### What is expected
Each line of the material must be repeated precisely, with the pictures left out.

==== Dataset section

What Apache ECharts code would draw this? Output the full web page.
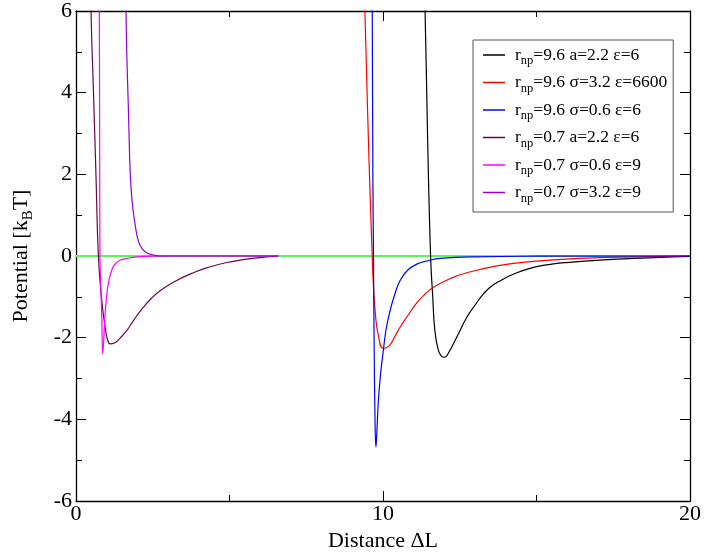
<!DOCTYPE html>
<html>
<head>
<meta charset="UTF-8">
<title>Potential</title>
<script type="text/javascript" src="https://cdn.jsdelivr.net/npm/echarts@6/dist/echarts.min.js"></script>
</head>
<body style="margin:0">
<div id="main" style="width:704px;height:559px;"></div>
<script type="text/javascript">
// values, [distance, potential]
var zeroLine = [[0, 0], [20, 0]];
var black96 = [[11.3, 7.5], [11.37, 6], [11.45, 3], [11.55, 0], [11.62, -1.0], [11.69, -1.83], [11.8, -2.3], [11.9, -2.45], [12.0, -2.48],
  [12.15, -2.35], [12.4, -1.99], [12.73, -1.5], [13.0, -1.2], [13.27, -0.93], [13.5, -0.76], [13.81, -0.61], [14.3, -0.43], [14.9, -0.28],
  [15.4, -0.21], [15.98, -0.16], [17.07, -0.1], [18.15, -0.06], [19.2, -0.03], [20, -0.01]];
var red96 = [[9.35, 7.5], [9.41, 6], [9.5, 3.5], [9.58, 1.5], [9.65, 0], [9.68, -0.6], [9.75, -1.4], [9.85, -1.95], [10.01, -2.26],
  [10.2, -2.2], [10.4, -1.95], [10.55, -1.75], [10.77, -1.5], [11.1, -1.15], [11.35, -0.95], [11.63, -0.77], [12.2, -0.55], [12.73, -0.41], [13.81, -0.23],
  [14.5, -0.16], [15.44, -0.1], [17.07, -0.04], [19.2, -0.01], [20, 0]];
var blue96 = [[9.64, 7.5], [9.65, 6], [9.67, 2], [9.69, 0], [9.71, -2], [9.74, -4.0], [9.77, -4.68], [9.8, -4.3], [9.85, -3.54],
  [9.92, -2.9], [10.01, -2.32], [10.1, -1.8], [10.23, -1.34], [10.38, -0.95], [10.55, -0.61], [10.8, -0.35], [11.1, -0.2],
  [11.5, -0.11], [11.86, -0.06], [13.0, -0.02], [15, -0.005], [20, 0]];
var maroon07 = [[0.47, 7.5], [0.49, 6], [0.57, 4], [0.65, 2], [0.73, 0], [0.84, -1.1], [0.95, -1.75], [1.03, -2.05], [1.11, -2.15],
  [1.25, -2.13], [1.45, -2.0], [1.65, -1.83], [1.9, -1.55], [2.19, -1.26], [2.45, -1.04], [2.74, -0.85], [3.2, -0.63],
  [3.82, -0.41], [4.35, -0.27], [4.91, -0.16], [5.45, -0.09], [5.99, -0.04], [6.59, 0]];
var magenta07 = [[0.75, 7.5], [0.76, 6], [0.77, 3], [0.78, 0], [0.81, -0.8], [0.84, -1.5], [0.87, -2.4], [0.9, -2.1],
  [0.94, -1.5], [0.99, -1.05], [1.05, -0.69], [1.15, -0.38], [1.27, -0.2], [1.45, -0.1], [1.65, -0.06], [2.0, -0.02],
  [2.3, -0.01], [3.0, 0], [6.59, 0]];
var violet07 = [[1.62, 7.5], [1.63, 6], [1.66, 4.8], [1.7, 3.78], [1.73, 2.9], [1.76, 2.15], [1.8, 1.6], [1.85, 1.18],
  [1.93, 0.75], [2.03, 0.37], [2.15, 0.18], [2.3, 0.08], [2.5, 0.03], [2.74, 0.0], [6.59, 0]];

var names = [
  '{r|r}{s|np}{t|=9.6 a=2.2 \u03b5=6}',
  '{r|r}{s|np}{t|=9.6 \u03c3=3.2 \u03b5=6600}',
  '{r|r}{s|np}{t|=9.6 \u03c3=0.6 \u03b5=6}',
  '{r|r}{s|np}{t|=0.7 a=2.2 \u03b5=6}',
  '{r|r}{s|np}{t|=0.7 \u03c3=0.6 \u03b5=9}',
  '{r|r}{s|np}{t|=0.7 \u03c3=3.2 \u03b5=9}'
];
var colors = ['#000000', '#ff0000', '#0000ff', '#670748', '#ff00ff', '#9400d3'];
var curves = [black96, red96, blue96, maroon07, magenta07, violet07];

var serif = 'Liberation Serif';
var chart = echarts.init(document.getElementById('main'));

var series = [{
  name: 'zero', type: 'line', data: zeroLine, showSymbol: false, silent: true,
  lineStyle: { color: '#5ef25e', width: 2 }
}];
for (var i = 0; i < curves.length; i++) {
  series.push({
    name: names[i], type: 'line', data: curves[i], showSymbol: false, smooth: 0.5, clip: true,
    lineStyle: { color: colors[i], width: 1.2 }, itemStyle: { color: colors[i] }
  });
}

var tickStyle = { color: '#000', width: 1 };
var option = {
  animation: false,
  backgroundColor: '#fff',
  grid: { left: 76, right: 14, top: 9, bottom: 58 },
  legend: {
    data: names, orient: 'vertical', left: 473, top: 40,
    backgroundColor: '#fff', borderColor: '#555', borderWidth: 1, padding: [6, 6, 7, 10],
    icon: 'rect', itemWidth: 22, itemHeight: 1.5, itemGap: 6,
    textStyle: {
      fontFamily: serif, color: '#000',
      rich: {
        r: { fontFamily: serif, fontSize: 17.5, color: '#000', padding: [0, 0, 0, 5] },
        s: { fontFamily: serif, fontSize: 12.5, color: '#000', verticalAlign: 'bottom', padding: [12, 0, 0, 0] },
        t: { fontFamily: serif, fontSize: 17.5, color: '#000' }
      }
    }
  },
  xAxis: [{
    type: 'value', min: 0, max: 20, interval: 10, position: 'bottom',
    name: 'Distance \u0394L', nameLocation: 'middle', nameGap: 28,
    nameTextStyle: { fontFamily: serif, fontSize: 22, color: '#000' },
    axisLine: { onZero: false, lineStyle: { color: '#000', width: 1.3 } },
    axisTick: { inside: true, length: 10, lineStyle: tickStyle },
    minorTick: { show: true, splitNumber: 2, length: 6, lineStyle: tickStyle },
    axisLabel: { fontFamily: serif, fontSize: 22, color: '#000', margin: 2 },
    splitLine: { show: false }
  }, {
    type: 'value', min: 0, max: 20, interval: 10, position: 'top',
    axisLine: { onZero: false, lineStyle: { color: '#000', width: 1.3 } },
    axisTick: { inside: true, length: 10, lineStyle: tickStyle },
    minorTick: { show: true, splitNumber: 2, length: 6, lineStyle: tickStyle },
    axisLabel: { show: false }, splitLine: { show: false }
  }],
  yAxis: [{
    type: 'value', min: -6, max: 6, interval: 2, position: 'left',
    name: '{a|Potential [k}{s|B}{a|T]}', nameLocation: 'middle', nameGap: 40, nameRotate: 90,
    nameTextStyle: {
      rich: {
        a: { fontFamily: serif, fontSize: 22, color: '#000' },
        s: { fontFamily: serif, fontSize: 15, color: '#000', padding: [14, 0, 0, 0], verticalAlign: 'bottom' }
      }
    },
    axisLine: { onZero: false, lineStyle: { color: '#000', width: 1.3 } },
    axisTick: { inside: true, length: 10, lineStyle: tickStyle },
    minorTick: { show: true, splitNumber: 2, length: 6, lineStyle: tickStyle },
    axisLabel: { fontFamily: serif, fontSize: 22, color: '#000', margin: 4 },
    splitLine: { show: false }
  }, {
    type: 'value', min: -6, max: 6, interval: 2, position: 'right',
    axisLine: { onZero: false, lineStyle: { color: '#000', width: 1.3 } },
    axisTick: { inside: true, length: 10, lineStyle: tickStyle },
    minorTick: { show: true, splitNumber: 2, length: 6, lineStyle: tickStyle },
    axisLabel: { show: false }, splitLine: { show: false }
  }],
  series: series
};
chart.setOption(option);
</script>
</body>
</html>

========

### Reply
What Apache ECharts code would draw this? Output the full web page.
<!DOCTYPE html>
<html>
<head>
<meta charset="UTF-8">
<title>Potential</title>
<script type="text/javascript" src="https://cdn.jsdelivr.net/npm/echarts@6/dist/echarts.min.js"></script>
</head>
<body style="margin:0">
<div id="main" style="width:704px;height:559px;"></div>
<script type="text/javascript">
// values, [distance, potential]
var zeroLine = [[0, 0], [20, 0]];
var black96 = [[11.3, 7.5], [11.37, 6], [11.45, 3], [11.55, 0], [11.62, -1.0], [11.69, -1.83], [11.8, -2.3], [11.9, -2.45], [12.0, -2.48],
  [12.15, -2.35], [12.4, -1.99], [12.73, -1.5], [13.0, -1.2], [13.27, -0.93], [13.5, -0.76], [13.81, -0.61], [14.3, -0.43], [14.9, -0.28],
  [15.4, -0.21], [15.98, -0.16], [17.07, -0.1], [18.15, -0.06], [19.2, -0.03], [20, -0.01]];
var red96 = [[9.35, 7.5], [9.41, 6], [9.5, 3.5], [9.58, 1.5], [9.65, 0], [9.68, -0.6], [9.75, -1.4], [9.85, -1.95], [10.01, -2.26],
  [10.2, -2.2], [10.4, -1.95], [10.55, -1.75], [10.77, -1.5], [11.1, -1.15], [11.35, -0.95], [11.63, -0.77], [12.2, -0.55], [12.73, -0.41], [13.81, -0.23],
  [14.5, -0.16], [15.44, -0.1], [17.07, -0.04], [19.2, -0.01], [20, 0]];
var blue96 = [[9.64, 7.5], [9.65, 6], [9.67, 2], [9.69, 0], [9.71, -2], [9.74, -4.0], [9.77, -4.68], [9.8, -4.3], [9.85, -3.54],
  [9.92, -2.9], [10.01, -2.32], [10.1, -1.8], [10.23, -1.34], [10.38, -0.95], [10.55, -0.61], [10.8, -0.35], [11.1, -0.2],
  [11.5, -0.11], [11.86, -0.06], [13.0, -0.02], [15, -0.005], [20, 0]];
var maroon07 = [[0.47, 7.5], [0.49, 6], [0.57, 4], [0.65, 2], [0.73, 0], [0.84, -1.1], [0.95, -1.75], [1.03, -2.05], [1.11, -2.15],
  [1.25, -2.13], [1.45, -2.0], [1.65, -1.83], [1.9, -1.55], [2.19, -1.26], [2.45, -1.04], [2.74, -0.85], [3.2, -0.63],
  [3.82, -0.41], [4.35, -0.27], [4.91, -0.16], [5.45, -0.09], [5.99, -0.04], [6.59, 0]];
var magenta07 = [[0.75, 7.5], [0.76, 6], [0.77, 3], [0.78, 0], [0.81, -0.8], [0.84, -1.5], [0.87, -2.4], [0.9, -2.1],
  [0.94, -1.5], [0.99, -1.05], [1.05, -0.69], [1.15, -0.38], [1.27, -0.2], [1.45, -0.1], [1.65, -0.06], [2.0, -0.02],
  [2.3, -0.01], [3.0, 0], [6.59, 0]];
var violet07 = [[1.62, 7.5], [1.63, 6], [1.66, 4.8], [1.7, 3.78], [1.73, 2.9], [1.76, 2.15], [1.8, 1.6], [1.85, 1.18],
  [1.93, 0.75], [2.03, 0.37], [2.15, 0.18], [2.3, 0.08], [2.5, 0.03], [2.74, 0.0], [6.59, 0]];

var names = [
  '{r|r}{s|np}{t|=9.6 a=2.2 \u03b5=6}',
  '{r|r}{s|np}{t|=9.6 \u03c3=3.2 \u03b5=6600}',
  '{r|r}{s|np}{t|=9.6 \u03c3=0.6 \u03b5=6}',
  '{r|r}{s|np}{t|=0.7 a=2.2 \u03b5=6}',
  '{r|r}{s|np}{t|=0.7 \u03c3=0.6 \u03b5=9}',
  '{r|r}{s|np}{t|=0.7 \u03c3=3.2 \u03b5=9}'
];
var colors = ['#000000', '#ff0000', '#0000ff', '#670748', '#ff00ff', '#9400d3'];
var curves = [black96, red96, blue96, maroon07, magenta07, violet07];

var serif = 'Liberation Serif';
var chart = echarts.init(document.getElementById('main'));

var series = [{
  name: 'zero', type: 'line', data: zeroLine, showSymbol: false, silent: true,
  lineStyle: { color: '#5ef25e', width: 2 }
}];
for (var i = 0; i < curves.length; i++) {
  series.push({
    name: names[i], type: 'line', data: curves[i], showSymbol: false, smooth: 0.5, clip: true,
    lineStyle: { color: colors[i], width: 1.2 }, itemStyle: { color: colors[i] }
  });
}

var tickStyle = { color: '#000', width: 1 };
var option = {
  animation: false,
  backgroundColor: '#fff',
  grid: { left: 76, right: 14, top: 9, bottom: 58 },
  legend: {
    data: names, orient: 'vertical', left: 473, top: 40,
    backgroundColor: '#fff', borderColor: '#555', borderWidth: 1, padding: [6, 6, 7, 10],
    icon: 'rect', itemWidth: 22, itemHeight: 1.5, itemGap: 6,
    textStyle: {
      fontFamily: serif, color: '#000',
      rich: {
        r: { fontFamily: serif, fontSize: 17.5, color: '#000', padding: [0, 0, 0, 5] },
        s: { fontFamily: serif, fontSize: 12.5, color: '#000', verticalAlign: 'bottom', padding: [12, 0, 0, 0] },
        t: { fontFamily: serif, fontSize: 17.5, color: '#000' }
      }
    }
  },
  xAxis: [{
    type: 'value', min: 0, max: 20, interval: 10, position: 'bottom',
    name: 'Distance \u0394L', nameLocation: 'middle', nameGap: 28,
    nameTextStyle: { fontFamily: serif, fontSize: 22, color: '#000' },
    axisLine: { onZero: false, lineStyle: { color: '#000', width: 1.3 } },
    axisTick: { inside: true, length: 10, lineStyle: tickStyle },
    minorTick: { show: true, splitNumber: 2, length: 6, lineStyle: tickStyle },
    axisLabel: { fontFamily: serif, fontSize: 22, color: '#000', margin: 2 },
    splitLine: { show: false }
  }, {
    type: 'value', min: 0, max: 20, interval: 10, position: 'top',
    axisLine: { onZero: false, lineStyle: { color: '#000', width: 1.3 } },
    axisTick: { inside: true, length: 10, lineStyle: tickStyle },
    minorTick: { show: true, splitNumber: 2, length: 6, lineStyle: tickStyle },
    axisLabel: { show: false }, splitLine: { show: false }
  }],
  yAxis: [{
    type: 'value', min: -6, max: 6, interval: 2, position: 'left',
    name: '{a|Potential [k}{s|B}{a|T]}', nameLocation: 'middle', nameGap: 40, nameRotate: 90,
    nameTextStyle: {
      rich: {
        a: { fontFamily: serif, fontSize: 22, color: '#000' },
        s: { fontFamily: serif, fontSize: 15, color: '#000', padding: [14, 0, 0, 0], verticalAlign: 'bottom' }
      }
    },
    axisLine: { onZero: false, lineStyle: { color: '#000', width: 1.3 } },
    axisTick: { inside: true, length: 10, lineStyle: tickStyle },
    minorTick: { show: true, splitNumber: 2, length: 6, lineStyle: tickStyle },
    axisLabel: { fontFamily: serif, fontSize: 22, color: '#000', margin: 4 },
    splitLine: { show: false }
  }, {
    type: 'value', min: -6, max: 6, interval: 2, position: 'right',
    axisLine: { onZero: false, lineStyle: { color: '#000', width: 1.3 } },
    axisTick: { inside: true, length: 10, lineStyle: tickStyle },
    minorTick: { show: true, splitNumber: 2, length: 6, lineStyle: tickStyle },
    axisLabel: { show: false }, splitLine: { show: false }
  }],
  series: series
};
chart.setOption(option);
</script>
</body>
</html>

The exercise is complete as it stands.